Prosecutors alleged that Travis was an "opportunist" who assaulted "vulnerable" young women while working at the BBC and commercial radio.

Travis was found not guilty of indecently assaulting nine women, but jurors failed to reach verdicts on the alleged indecent assault of a woman working on a pantomime in the early 1990s along with an alleged sexual assault on a journalist who interviewed him at his home in 2008.

Jurors cleared him of groping a teenager in his Radio 1 studio in the 1970s, a 15-year-old girl at a Showaddywaddy concert in 1978, and a teenage music fan during an episode of Top Of The Pops in 1978.

He was also found not guilty of grabbing the breasts of a Radio 4 announcer in the early 1980s, a teenager in his motorhome at a gig in 1983, and a young hotel worker in Bude, Cornwall, in 1984.

The other charges he was cleared of were two counts of assaulting a British Airways worker in the 1990s and four that related to two women he worked with when he had a slot on Classic Gold radio in the early 2000s.

Giving his own evidence, Travis – on trial under his birth name David Griffin – told jurors that he was not a "sexual predator" and the claims against him were "nonsensical".

"I do not have a predatory nature with women, I have a cuddly nature. Maybe that's what this is all about, but I am not predatory," he said.

Travis also said he would have reported Savile to police if he had known the television star was a paedophile, but denied the two had ever been close.

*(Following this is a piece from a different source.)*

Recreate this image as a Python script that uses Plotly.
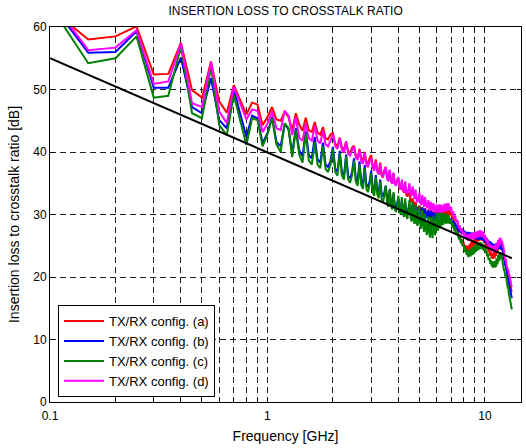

The defendant was supported by a host of defence witnesses during the case, including Chuckle Brothers Barry and Paul Elliott, Patricia "Dee Dee" Wilde of Top Of The Pops dance troupe Pan's People, and former colleagues at the BBC and elsewhere.

His wife has been in court to support him since the jury retired to consider its verdicts on Monday.

She did not attend the rest of the trial, with Travis telling jurors he did not want her to give evidence as she has "suffered enough nonsense".